It is well known on both practical and theoretical grounds that the intensity of light scattered by particles smaller than the wavelength of light is a strong function of particle size. In the Rayleigh Scattering limit where particle radius is below 0.1× wavelength of illumination, the scattered intensity is proportional to particle radius raised to the sixth power and is substantially independent of scattering angle. Above this limit, the angular dependence becomes significant. To describe the scattering in this area, the optical properties of the particle are needed and particle shape also becomes important. The mathematical treatment due to Gustave Mie can be used to predict the scattering from spherical particles in all these regions. A computer program due to Dave is a convenient tool to calculate these effects, and is available as an Appendix to Bohren, C. F. and Huffman, D.R., “Absorption and Scattering of Light by Small Particles”, Wiley, New York, 1983. FIG. 1 shows the scattering of light of 633 nm wavelength from particles from 10 nm to 10 microns of refractive index 1.6 and negligible absorbance (from Bohren & Huffman, supra). It is easy to see that for sizes below 100 nm the scattering angle is relatively unimportant whereas for larger sizes the scattering pattern varies, with the variation being greater at the larger scattering angle.
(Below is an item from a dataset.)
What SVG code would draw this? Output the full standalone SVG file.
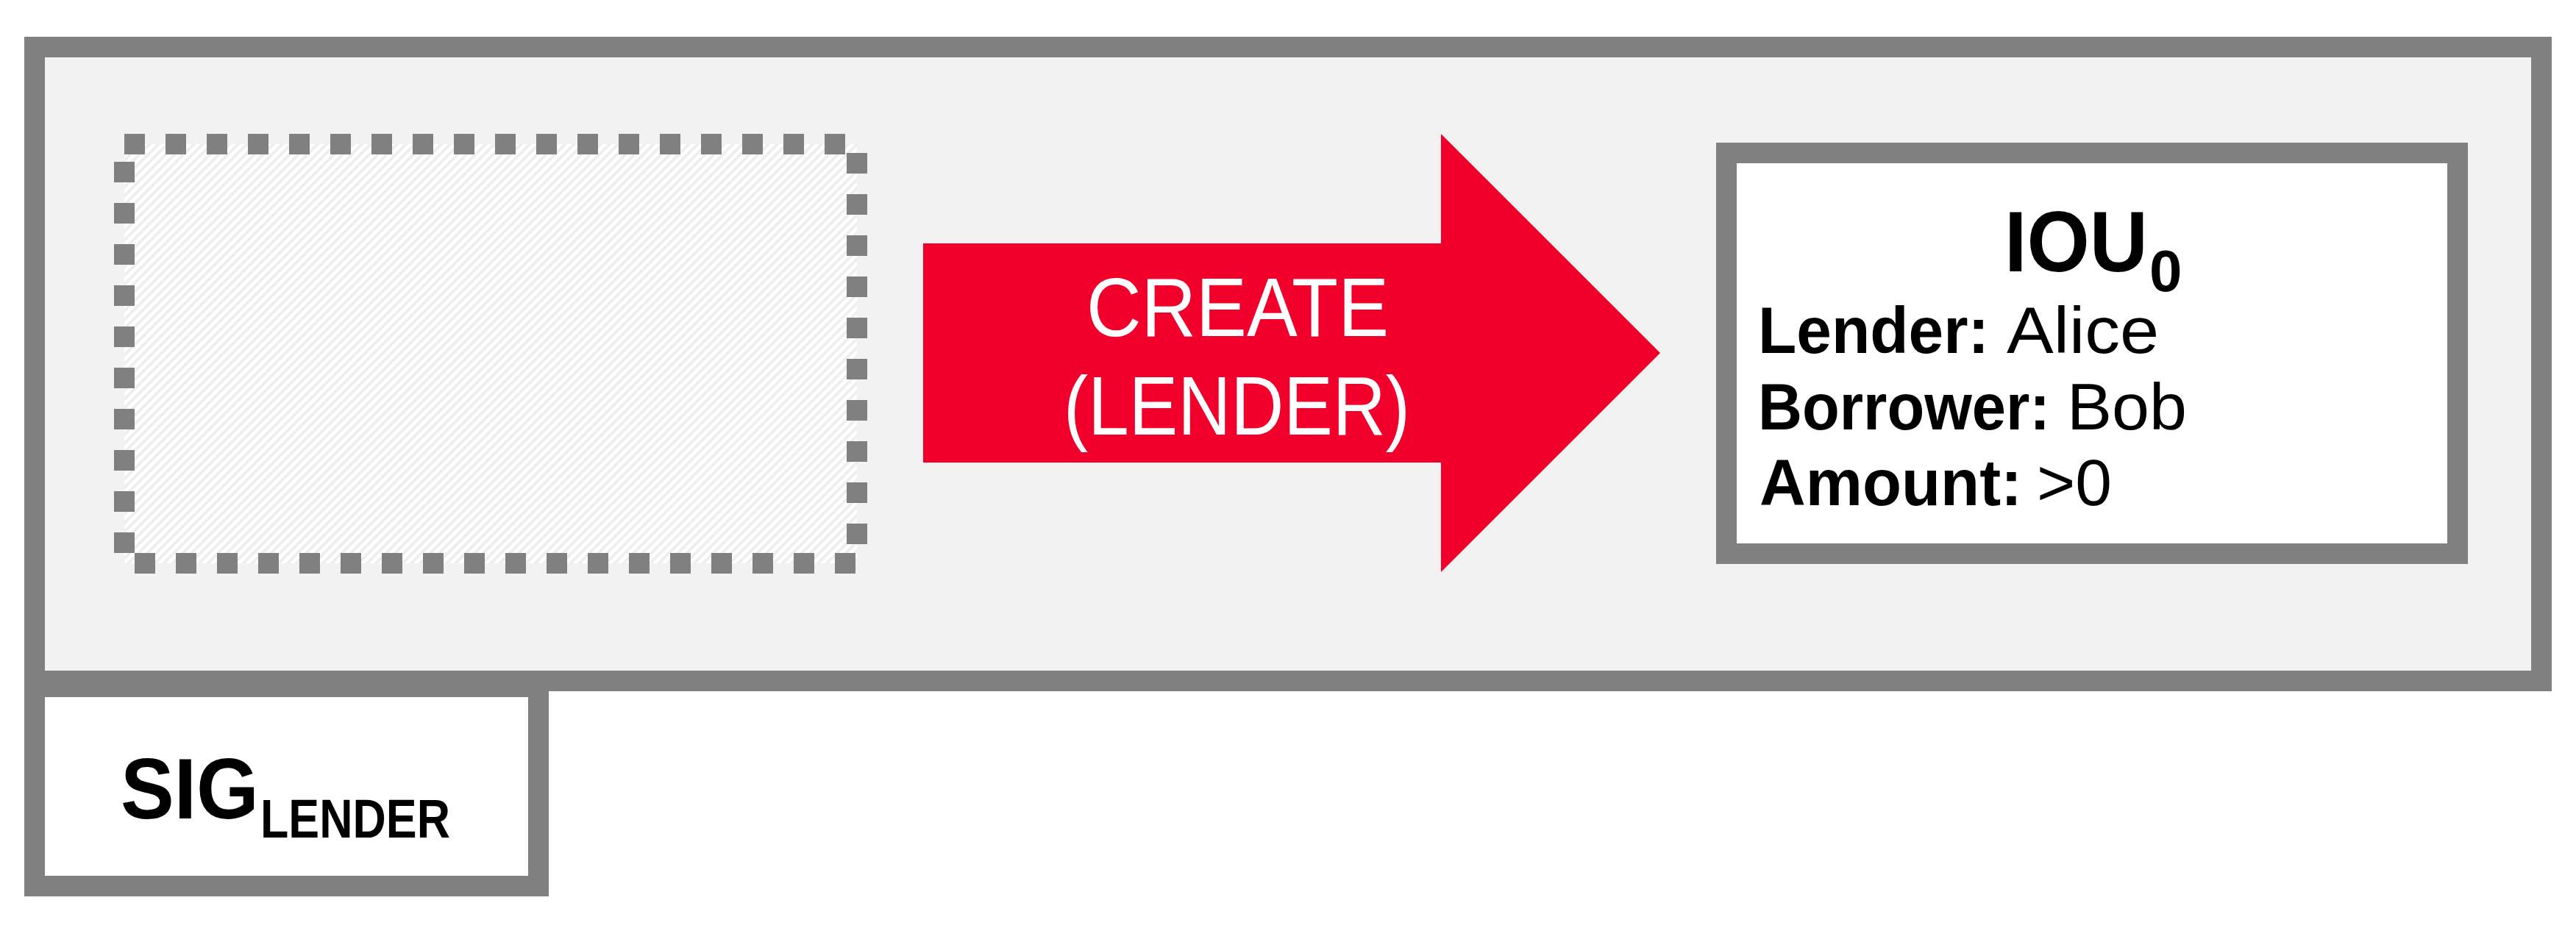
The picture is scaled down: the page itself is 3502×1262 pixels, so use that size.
<svg xmlns="http://www.w3.org/2000/svg" width="3502" height="1262" viewBox="0 0 3502 1262">
<style>
.box{stroke:#808080;stroke-width:28}
.b{font-family:"Liberation Sans",Arial,sans-serif;font-weight:bold;fill:#000}
.r{font-family:"Liberation Sans",Arial,sans-serif;font-weight:normal;fill:#000}
.w{font-family:"Liberation Sans",Arial,sans-serif;font-weight:normal;fill:#fff}
</style>
<defs>
<pattern id="hatch" patternUnits="userSpaceOnUse" width="8.5" height="8.5" patternTransform="rotate(45)">
<rect width="8.5" height="8.5" fill="#ffffff"/>
<rect width="4" height="8.5" fill="#eeeeee"/>
</pattern>
</defs>
<rect width="3502" height="1262" fill="#ffffff"/>
<g id="transaction">
<rect class="box" x="47" y="64" width="3408" height="862" fill="#f2f2f2"/>
</g>
<g id="signature">
<rect class="box" x="47" y="934" width="685" height="271" fill="#ffffff"/>
<text class="b" y="1113" font-size="116"><tspan x="164" textLength="188" lengthAdjust="spacingAndGlyphs">SIG</tspan><tspan x="354" y="1139" font-size="74" textLength="258" lengthAdjust="spacingAndGlyphs">LENDER</tspan></text>
</g>
<g id="input-empty">
<rect class="box" x="169" y="196" width="996" height="570" fill="url(#hatch)" stroke-dasharray="28 28"/>
</g>
<g id="connectors">
<polygon points="1255,331 1959,331 1959,182 2257,480 1959,778 1959,629 1255,629" fill="#f0002a"/>
<text class="w" x="1477" y="457" font-size="114" textLength="411" lengthAdjust="spacingAndGlyphs">CREATE</text>
<text class="w" x="1446" y="591" font-size="114" textLength="471" lengthAdjust="spacingAndGlyphs">(LENDER)</text>
</g>
<g id="iou-output">
<rect class="box" x="2347" y="208" width="994" height="545" fill="#ffffff"/>
<text class="b" y="369" font-size="116"><tspan x="2725" textLength="195" lengthAdjust="spacingAndGlyphs">IOU</tspan><tspan x="2922" y="396" font-size="80">0</tspan></text>
<text class="b" x="2390" y="480" font-size="89" textLength="314" lengthAdjust="spacingAndGlyphs">Lender:</text>
<text class="r" x="2728" y="480" font-size="89" textLength="207" lengthAdjust="spacingAndGlyphs">Alice</text>
<text class="b" x="2390" y="584" font-size="89" textLength="397" lengthAdjust="spacingAndGlyphs">Borrower:</text>
<text class="r" x="2810" y="584" font-size="89" textLength="163" lengthAdjust="spacingAndGlyphs">Bob</text>
<text class="b" x="2392" y="687" font-size="89" textLength="357" lengthAdjust="spacingAndGlyphs">Amount:</text>
<text class="r" x="2769" y="687" font-size="89" textLength="102" lengthAdjust="spacingAndGlyphs">&gt;0</text>
</g>
</svg>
A computer program that can be used to calculate the scattering for spheres of particular size and refractive index is included as an appendix to Bohren, C. F. and Huffman, D. R., “Absorption and Scattering of Light by Small Particles”, Wiley, New York, 1983. This paper is based on earlier work by J. V. Dave published in 1968. The documents referenced above are all herein incorporated by reference.
Note that at around 1 micron the forward-back scatter ratio is about 104. Hence a light scattering measurement on a sample containing small primary particles and also larger species is very sensitive to small numbers of large particles, or even individual large particles. These unwanted contaminants may be found in all kinds of systems; they may be aggregates of the primary particle or some other material. In the study of virus particles multiplied in a growth medium, for example, whole biological cells or fragments are often present. In light scattering of flowing samples such as the efflux from a size exclusion chromatography system, particle debris from the column itself may be mixed with the molecular species of interest.
The use of simultaneous multiple detectors to analyze the intensity distribution of light scattering from a population of particles has been widely used and is known as Static Light Scattering' (SLS); when conducted using a planar array of detectors in the focal plane of a lens or equivalent optical system so that the light that is detected is in a forward direction over a limited angular range the term ‘laser diffraction’ is often applied. Hybrid systems combining forward, side, and backscatter, such as the Mastersizer 2000, are available, for example, from Malvern Instruments of Malvern UK.